→ **WRITTEN INSTRUCTION**
Set down all of the data that follows word for word, without the images.

→ **DATA BLOCK**
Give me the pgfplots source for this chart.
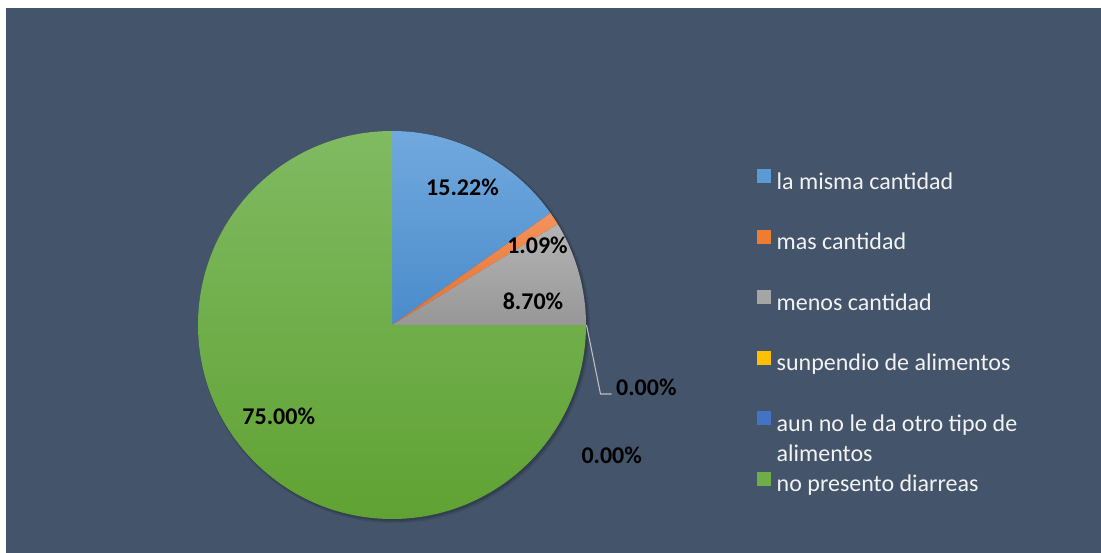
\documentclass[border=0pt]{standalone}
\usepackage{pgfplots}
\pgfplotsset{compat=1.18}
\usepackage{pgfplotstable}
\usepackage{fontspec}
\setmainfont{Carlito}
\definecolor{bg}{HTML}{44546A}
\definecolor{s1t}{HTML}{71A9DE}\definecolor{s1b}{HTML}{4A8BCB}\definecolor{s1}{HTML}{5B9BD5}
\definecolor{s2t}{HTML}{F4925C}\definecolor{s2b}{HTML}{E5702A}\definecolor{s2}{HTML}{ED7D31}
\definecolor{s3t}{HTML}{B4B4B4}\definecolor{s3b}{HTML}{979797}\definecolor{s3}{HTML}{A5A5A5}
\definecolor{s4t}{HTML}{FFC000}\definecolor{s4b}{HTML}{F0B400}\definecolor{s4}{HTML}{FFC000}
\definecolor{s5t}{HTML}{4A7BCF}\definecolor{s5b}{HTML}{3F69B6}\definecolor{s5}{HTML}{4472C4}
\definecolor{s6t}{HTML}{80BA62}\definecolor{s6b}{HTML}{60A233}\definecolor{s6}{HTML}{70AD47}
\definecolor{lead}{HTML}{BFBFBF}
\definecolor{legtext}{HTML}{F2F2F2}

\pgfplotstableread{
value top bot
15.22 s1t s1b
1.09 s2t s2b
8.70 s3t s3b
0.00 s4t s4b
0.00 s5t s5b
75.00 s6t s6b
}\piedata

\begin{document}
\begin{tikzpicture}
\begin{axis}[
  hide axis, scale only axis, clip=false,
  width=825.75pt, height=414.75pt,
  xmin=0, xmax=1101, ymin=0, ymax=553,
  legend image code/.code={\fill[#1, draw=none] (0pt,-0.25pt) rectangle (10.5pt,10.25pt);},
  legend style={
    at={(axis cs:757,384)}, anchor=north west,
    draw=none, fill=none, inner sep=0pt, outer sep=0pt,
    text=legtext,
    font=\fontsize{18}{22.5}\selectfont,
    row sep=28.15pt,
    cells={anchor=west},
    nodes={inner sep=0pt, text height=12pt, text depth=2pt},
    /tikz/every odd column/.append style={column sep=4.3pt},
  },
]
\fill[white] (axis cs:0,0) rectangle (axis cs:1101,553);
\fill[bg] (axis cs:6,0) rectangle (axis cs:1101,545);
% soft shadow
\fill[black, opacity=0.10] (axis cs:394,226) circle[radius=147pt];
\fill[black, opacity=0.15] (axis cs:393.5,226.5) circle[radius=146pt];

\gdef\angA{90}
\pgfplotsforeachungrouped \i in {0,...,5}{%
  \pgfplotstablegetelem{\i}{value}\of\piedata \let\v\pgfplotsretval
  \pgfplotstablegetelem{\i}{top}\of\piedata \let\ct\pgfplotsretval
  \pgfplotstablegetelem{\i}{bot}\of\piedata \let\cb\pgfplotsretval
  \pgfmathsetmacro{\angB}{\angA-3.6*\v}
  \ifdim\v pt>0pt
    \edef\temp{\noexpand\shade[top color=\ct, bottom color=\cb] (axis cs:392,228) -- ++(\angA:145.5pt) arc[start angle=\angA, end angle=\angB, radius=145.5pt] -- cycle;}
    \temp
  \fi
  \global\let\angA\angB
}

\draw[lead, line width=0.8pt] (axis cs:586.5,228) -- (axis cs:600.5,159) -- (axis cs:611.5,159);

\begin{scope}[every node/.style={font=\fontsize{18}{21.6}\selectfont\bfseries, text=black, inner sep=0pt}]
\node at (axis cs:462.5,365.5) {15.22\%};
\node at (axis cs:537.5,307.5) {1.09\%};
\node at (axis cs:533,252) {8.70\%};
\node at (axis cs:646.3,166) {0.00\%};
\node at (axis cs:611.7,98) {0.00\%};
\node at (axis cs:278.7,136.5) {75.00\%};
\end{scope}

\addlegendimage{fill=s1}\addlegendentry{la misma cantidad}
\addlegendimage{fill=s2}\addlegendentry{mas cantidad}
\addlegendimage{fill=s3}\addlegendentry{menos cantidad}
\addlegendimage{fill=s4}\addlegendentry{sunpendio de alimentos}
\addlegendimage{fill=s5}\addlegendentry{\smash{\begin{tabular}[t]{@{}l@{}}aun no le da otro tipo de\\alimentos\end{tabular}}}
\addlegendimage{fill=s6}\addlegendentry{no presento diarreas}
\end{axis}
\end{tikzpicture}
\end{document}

→ **EXPECTED OUTPUT**
Give me the pgfplots source for this chart.
\documentclass[border=0pt]{standalone}
\usepackage{pgfplots}
\pgfplotsset{compat=1.18}
\usepackage{pgfplotstable}
\usepackage{fontspec}
\setmainfont{Carlito}
\definecolor{bg}{HTML}{44546A}
\definecolor{s1t}{HTML}{71A9DE}\definecolor{s1b}{HTML}{4A8BCB}\definecolor{s1}{HTML}{5B9BD5}
\definecolor{s2t}{HTML}{F4925C}\definecolor{s2b}{HTML}{E5702A}\definecolor{s2}{HTML}{ED7D31}
\definecolor{s3t}{HTML}{B4B4B4}\definecolor{s3b}{HTML}{979797}\definecolor{s3}{HTML}{A5A5A5}
\definecolor{s4t}{HTML}{FFC000}\definecolor{s4b}{HTML}{F0B400}\definecolor{s4}{HTML}{FFC000}
\definecolor{s5t}{HTML}{4A7BCF}\definecolor{s5b}{HTML}{3F69B6}\definecolor{s5}{HTML}{4472C4}
\definecolor{s6t}{HTML}{80BA62}\definecolor{s6b}{HTML}{60A233}\definecolor{s6}{HTML}{70AD47}
\definecolor{lead}{HTML}{BFBFBF}
\definecolor{legtext}{HTML}{F2F2F2}

\pgfplotstableread{
value top bot
15.22 s1t s1b
1.09 s2t s2b
8.70 s3t s3b
0.00 s4t s4b
0.00 s5t s5b
75.00 s6t s6b
}\piedata

\begin{document}
\begin{tikzpicture}
\begin{axis}[
  hide axis, scale only axis, clip=false,
  width=825.75pt, height=414.75pt,
  xmin=0, xmax=1101, ymin=0, ymax=553,
  legend image code/.code={\fill[#1, draw=none] (0pt,-0.25pt) rectangle (10.5pt,10.25pt);},
  legend style={
    at={(axis cs:757,384)}, anchor=north west,
    draw=none, fill=none, inner sep=0pt, outer sep=0pt,
    text=legtext,
    font=\fontsize{18}{22.5}\selectfont,
    row sep=28.15pt,
    cells={anchor=west},
    nodes={inner sep=0pt, text height=12pt, text depth=2pt},
    /tikz/every odd column/.append style={column sep=4.3pt},
  },
]
\fill[white] (axis cs:0,0) rectangle (axis cs:1101,553);
\fill[bg] (axis cs:6,0) rectangle (axis cs:1101,545);
% soft shadow
\fill[black, opacity=0.10] (axis cs:394,226) circle[radius=147pt];
\fill[black, opacity=0.15] (axis cs:393.5,226.5) circle[radius=146pt];

\gdef\angA{90}
\pgfplotsforeachungrouped \i in {0,...,5}{%
  \pgfplotstablegetelem{\i}{value}\of\piedata \let\v\pgfplotsretval
  \pgfplotstablegetelem{\i}{top}\of\piedata \let\ct\pgfplotsretval
  \pgfplotstablegetelem{\i}{bot}\of\piedata \let\cb\pgfplotsretval
  \pgfmathsetmacro{\angB}{\angA-3.6*\v}
  \ifdim\v pt>0pt
    \edef\temp{\noexpand\shade[top color=\ct, bottom color=\cb] (axis cs:392,228) -- ++(\angA:145.5pt) arc[start angle=\angA, end angle=\angB, radius=145.5pt] -- cycle;}
    \temp
  \fi
  \global\let\angA\angB
}

\draw[lead, line width=0.8pt] (axis cs:586.5,228) -- (axis cs:600.5,159) -- (axis cs:611.5,159);

\begin{scope}[every node/.style={font=\fontsize{18}{21.6}\selectfont\bfseries, text=black, inner sep=0pt}]
\node at (axis cs:462.5,365.5) {15.22\%};
\node at (axis cs:537.5,307.5) {1.09\%};
\node at (axis cs:533,252) {8.70\%};
\node at (axis cs:646.3,166) {0.00\%};
\node at (axis cs:611.7,98) {0.00\%};
\node at (axis cs:278.7,136.5) {75.00\%};
\end{scope}

\addlegendimage{fill=s1}\addlegendentry{la misma cantidad}
\addlegendimage{fill=s2}\addlegendentry{mas cantidad}
\addlegendimage{fill=s3}\addlegendentry{menos cantidad}
\addlegendimage{fill=s4}\addlegendentry{sunpendio de alimentos}
\addlegendimage{fill=s5}\addlegendentry{\smash{\begin{tabular}[t]{@{}l@{}}aun no le da otro tipo de\\alimentos\end{tabular}}}
\addlegendimage{fill=s6}\addlegendentry{no presento diarreas}
\end{axis}
\end{tikzpicture}
\end{document}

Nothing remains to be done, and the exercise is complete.